I have been in a two-person book club for a while; my girlfriend and I call ourselves, “Book Buddies.” We always recommend books to each other,and loan them or give them to each other, then discuss them. At least once, we have read a book series simultaneously and commented via email and have sent clippings of reviews or interesting snippets concerning movies or TV shows to be made from a book we have read as well. When I heard that this book was about a man and his dying mother forming a two person book club and reading the books together, I was interested, then thought, “Eeeww, another book about dying and loss…no thanks”! In a weak moment after hearing a Third Tuesday Book Club friend had started reading this book, I ordered it from Amazon.
It is NOT depressing or a “downer” as I feared, but uplifting and even inspiring at times; never maudlin nor graphic in the details of Schwalbe’s mother’s pain and suffering, the memoir/literary criticism/biographical tribute of a book showed me the proper way one should deal with suffering, and ultimately, dying. Mrs. Schwalbe was an educated, intelligent activist, and an altogether “classy” woman. Mother and son’s choices of books were varied and ones I had not encountered myself. I read with pen and paper at hand to copy down titles and authors. Interestingly enough, they did not avoid books about death and dying, but instead embraced them, which often opened the door for them to have conversations about final wishes, and to say things that are awkward to broach to someone whose life is coming to an end.

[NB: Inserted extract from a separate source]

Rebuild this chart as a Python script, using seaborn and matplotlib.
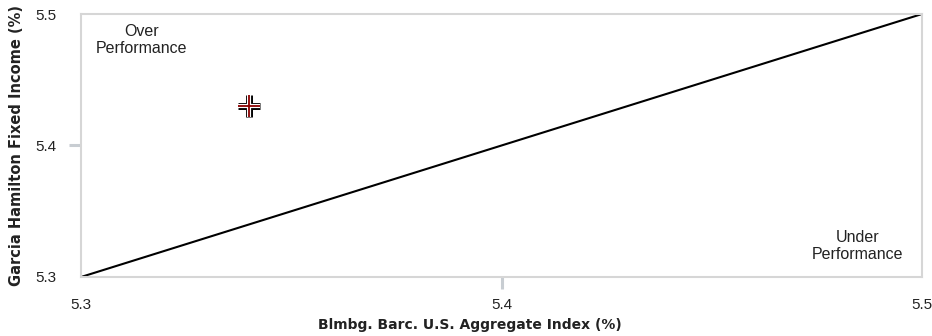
import matplotlib
matplotlib.use('Agg')
import matplotlib.pyplot as plt
import seaborn as sns
import pandas as pd

# ─── Data ─────────────────────────────────────────────────────────────
index_return = [5.34]          # Blmbg. Barc. U.S. Aggregate Index (%)
fund_return = [5.43]           # Garcia Hamilton Fixed Income (%)
diag_vals = [5.3, 5.5]         # equal-performance line
ticks = [5.3, 5.4, 5.5]
x_label = 'Blmbg. Barc. U.S. Aggregate Index (%)'
y_label = 'Garcia Hamilton Fixed Income (%)'

points = pd.DataFrame({'x': index_return, 'y': fund_return})
diag = pd.DataFrame({'x': diag_vals, 'y': diag_vals})

sns.set_theme(style='white')
plt.rcParams['font.family'] = ['Liberation Sans', 'DejaVu Sans']

fig = plt.figure(figsize=(9.32, 3.36), dpi=100)
ax = fig.add_axes([81 / 932, 59 / 336, 841 / 932, 263 / 336])

# diagonal line
sns.lineplot(data=diag, x='x', y='y', color='black', linewidth=1.5, ax=ax, zorder=2)

# plus marker: black outline, white fill, dark red core
for lw, col, z in [(5, 'black', 3), (3, 'white', 4), (1.3, '#8b0000', 5)]:
    sns.scatterplot(data=points, x='x', y='y', marker='+', s=250,
                    linewidth=lw, color=col, ax=ax, zorder=z)

ax.set_xlim(ticks[0], ticks[-1])
ax.set_ylim(ticks[0], ticks[-1])
ax.set_xticks(ticks)
ax.set_yticks(ticks)
ax.set_xticklabels([f'{t:.1f}' for t in ticks])
ax.set_yticklabels([f'{t:.1f}' for t in ticks])

for sp in ax.spines.values():
    sp.set_color('#d6d6d6')
    sp.set_linewidth(1.5)

ax.tick_params(axis='both', which='major', direction='out', length=8.6,
               width=2.2, color='#c8cdd2', labelsize=11, labelcolor='#222222',
               bottom=True, left=True)
ax.tick_params(axis='x', pad=6.5)
ax.tick_params(axis='y', pad=9)
# only the middle tick marks are drawn
for axis in (ax.xaxis, ax.yaxis):
    mt = axis.get_major_ticks()
    for i in (0, len(mt) - 1):
        mt[i].tick1line.set_visible(False)

# axis labels
ax.set_xlabel(x_label, fontsize=10, fontweight='bold', family='DejaVu Sans', color='#222222')
ax.xaxis.set_label_coords(0.4625, -0.155)
ax.set_ylabel(y_label, fontsize=10.5, fontweight='bold', family='DejaVu Sans', color='#222222')
ax.yaxis.set_label_coords(-0.068, 0.5)

# region annotations
ax.text(0.0725, 0.901, 'Over\nPerformance', transform=ax.transAxes,
        ha='center', va='center', fontsize=11.5, color='#222222')
ax.text(0.923, 0.118, 'Under\nPerformance', transform=ax.transAxes,
        ha='center', va='center', fontsize=11.5, color='#222222')

fig.savefig('out.png', dpi=100)
plt.close(fig)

Dealing with themes of mothers and sons, celebration of a life, and celebration of books, End of Your Life expresses Mrs. Schwalbe’s and her son’s “devotion to the printed word.” (Stanley Schiff, author). The simple dedication reads, “What follows is my story. It’s mostly about Mom and me.” We learn much about the woman featured by her son, and much about him as well as he describes the meetings of their two-person book club during her chemo treatments over the period of her illness, and then at home after she discontinues her treatments. They formed this club to pass the time, but it did so much more; it bonded them in a special way and gave them knowledge about each other neither would have thought to give the other under “normal” circumstances.
It is a fine read. I was able to put it down and pick it up again some time later without losing the “thread” of the story or the appreciation of the two’s appreciation for good writing and passion for books.